The encyclopedic review of modern British music continued with a 1918 Broadway standard adopted by the West Ham football team, the Rolling Stones’ “(I Can’t Get No) Satisfaction” and “Bohemian Rhapsody,” by still another Queen, and other tracks too numerous to mention, but not to dance to.

The evening started with fighter jets streaming red, white and blue smoke and roaring over the stadium, packed with a buzzing crowd of 60,000 people, at 8:12 p.m. — or 20:12 in the 24-hour time observed by Britons.

Boyle, one of Britain’s most successful filmmakers, who directed “Slumdog Millionaire” and “Trainspotting,” had a ball with his favored medium, mixing filmed passages with live action in the stadium to hypnotic effect, with 15,000 volunteers taking part in the show.

Actor Rowan Atkinson as “Mr. Bean” provided laughs, shown dreaming that he was appearing in “Chariots of Fire,” the inspiring story of a Scotsman and an Englishman at the 1924 Paris Games.

There was a high-speed flyover of the Thames, the river that winds like a vein through London and was the gateway for the city’s rise over the centuries as a great global hub of trade and industry.

Headlong rushes of movie images took spectators on wondrous, heart-racing voyages through everything British: a cricket match, the London Tube and the roaring, abundant seas that buffet and protect this island nation.

Opening the ceremony, children popped balloons with each number from 10 to 1, leading a countdown that climaxed with Bradley Wiggins, the newly crowned Tour de France champion.

Wearing his yellow winner’s jersey, Wiggins rang a 23-ton Olympic Bell from the same London foundry that made Big Ben and Philadelphia’s Liberty Bell.
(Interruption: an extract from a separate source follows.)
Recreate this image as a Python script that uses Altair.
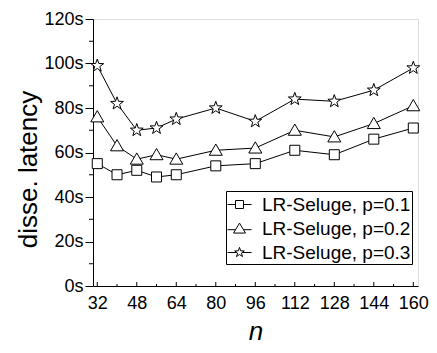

Its thunderous chime was a nod to the British tradition of pealing bells to celebrate the end of war and the crowning of kings and queens, and now for the opening of a 17-day festival of sports — London’s record third as host.

The show then shifted to a portrayal of idyllic rural Britain — a place of meadows, farms, sport on village greens, picnics and Winnie-the-Pooh, A.A. Milne’s bear who has delighted generations of British children tucked warmly in bed.

But that “green and pleasant land,” to quote poet William Blake, then took a darker, grittier turn.

The set was literally torn asunder, the hedgerows and farm fences carried away, as Boyle shifted to the industrial transformation that revolutionized Britain in the 18th and 19th centuries, the foundation for an empire that reshaped world history. Belching chimneys rose where only moments earlier sheep had trod.

The Industrial Revolution also produced terrifying weapons, and Boyle built a moment of hush into his show to honor those killed in war.

“This is not specific to a country. This is across all countries, and the fallen from all countries are celebrated and remembered,” he explained to reporters ahead of the ceremony.

“Because, obviously, one of the penalties of this incredible force of change that happened in a hundred years was the industrialization of war, and the fallen,” he said. “You know, millions fell.”